---------- Provided material
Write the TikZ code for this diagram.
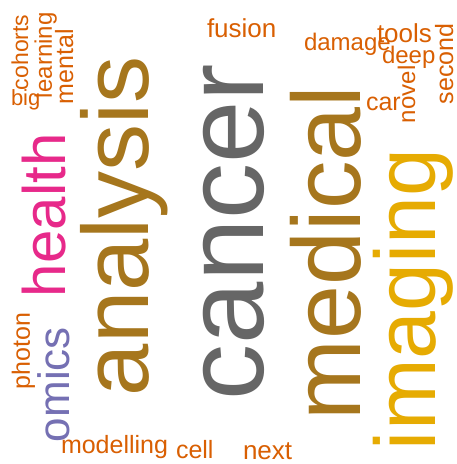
\documentclass[tikz,border=0pt]{standalone}
\usepackage{fontspec}
\setmainfont{Liberation Sans}
\definecolor{cgray}{HTML}{666666}
\definecolor{cbrown}{HTML}{A6761D}
\definecolor{cgold}{HTML}{E6AB02}
\definecolor{cpink}{HTML}{E7298A}
\definecolor{cblue}{HTML}{7570B3}
\definecolor{corange}{HTML}{D95F02}
\tikzset{
  word/.style={inner sep=0pt, outer sep=0pt, anchor=base west},
  vword/.style={word, rotate=90},
  fs/.style={font=\fontsize{#1}{#1}\selectfont},
  small/.style={text=corange}
}
\begin{document}
\begin{tikzpicture}[x=1pt,y=1pt]
\useasboundingbox[fill=white] (0,0) rectangle (457,-464);
% big words
\node[vword, fs=112, text=cgray] (cancer) at (263,-400) {cancer};
\node[vword, fs=94, text=cbrown] (analysis) at (148,-396) {analysis};
\node[vword, fs=97, text=cbrown] (medical) at (360,-420) {medical};
\node[vword, fs=86, text=cgold] (imaging) at (435,-450) {imaging};
\node[vword, fs=60, text=cpink] (health) at (65,-297) {health};
\node[vword, fs=44, text=cblue] (omics) at (70,-442) {omics};
% small rotated words
\node[vword, fs=25, small] (photon) at (30,-389) {photon};
\node[vword, fs=25, small] (second) at (453,-104) {second};
\node[vword, fs=24, small] (novel) at (415,-123) {novel};
\node[vword, fs=23, small] (cohorts) at (28,-90) {cohorts};
\node[vword, fs=24, small] (learning) at (52,-98) {learning};
\node[vword, fs=25, small] (mental) at (73,-104) {mental};
% small horizontal words
\node[word, fs=25, small] (modelling) at (61,-453) {modelling};
\node[word, fs=25, small] (cell) at (176,-458) {cell};
\node[word, fs=26, small] (next) at (243,-459) {next};
\node[word, fs=26, small] (fusion) at (207,-37) {fusion};
\node[word, fs=24, small] (damage) at (304,-50) {damage};
\node[word, fs=26, small] (tools) at (377,-42) {tools};
\node[word, fs=24, small] (deep) at (382,-63) {deep};
\node[word, fs=25, small] (car) at (366,-110) {car};
\node[word, fs=22, small] (big) at (11,-105) {big};
\end{tikzpicture}
\end{document}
--------------------
Ignore the images and quote every line of the listing exactly.

Write the TikZ code for this diagram.
\documentclass[tikz,border=0pt]{standalone}
\usepackage{fontspec}
\setmainfont{Liberation Sans}
\definecolor{cgray}{HTML}{666666}
\definecolor{cbrown}{HTML}{A6761D}
\definecolor{cgold}{HTML}{E6AB02}
\definecolor{cpink}{HTML}{E7298A}
\definecolor{cblue}{HTML}{7570B3}
\definecolor{corange}{HTML}{D95F02}
\tikzset{
  word/.style={inner sep=0pt, outer sep=0pt, anchor=base west},
  vword/.style={word, rotate=90},
  fs/.style={font=\fontsize{#1}{#1}\selectfont},
  small/.style={text=corange}
}
\begin{document}
\begin{tikzpicture}[x=1pt,y=1pt]
\useasboundingbox[fill=white] (0,0) rectangle (457,-464);
% big words
\node[vword, fs=112, text=cgray] (cancer) at (263,-400) {cancer};
\node[vword, fs=94, text=cbrown] (analysis) at (148,-396) {analysis};
\node[vword, fs=97, text=cbrown] (medical) at (360,-420) {medical};
\node[vword, fs=86, text=cgold] (imaging) at (435,-450) {imaging};
\node[vword, fs=60, text=cpink] (health) at (65,-297) {health};
\node[vword, fs=44, text=cblue] (omics) at (70,-442) {omics};
% small rotated words
\node[vword, fs=25, small] (photon) at (30,-389) {photon};
\node[vword, fs=25, small] (second) at (453,-104) {second};
\node[vword, fs=24, small] (novel) at (415,-123) {novel};
\node[vword, fs=23, small] (cohorts) at (28,-90) {cohorts};
\node[vword, fs=24, small] (learning) at (52,-98) {learning};
\node[vword, fs=25, small] (mental) at (73,-104) {mental};
% small horizontal words
\node[word, fs=25, small] (modelling) at (61,-453) {modelling};
\node[word, fs=25, small] (cell) at (176,-458) {cell};
\node[word, fs=26, small] (next) at (243,-459) {next};
\node[word, fs=26, small] (fusion) at (207,-37) {fusion};
\node[word, fs=24, small] (damage) at (304,-50) {damage};
\node[word, fs=26, small] (tools) at (377,-42) {tools};
\node[word, fs=24, small] (deep) at (382,-63) {deep};
\node[word, fs=25, small] (car) at (366,-110) {car};
\node[word, fs=22, small] (big) at (11,-105) {big};
\end{tikzpicture}
\end{document}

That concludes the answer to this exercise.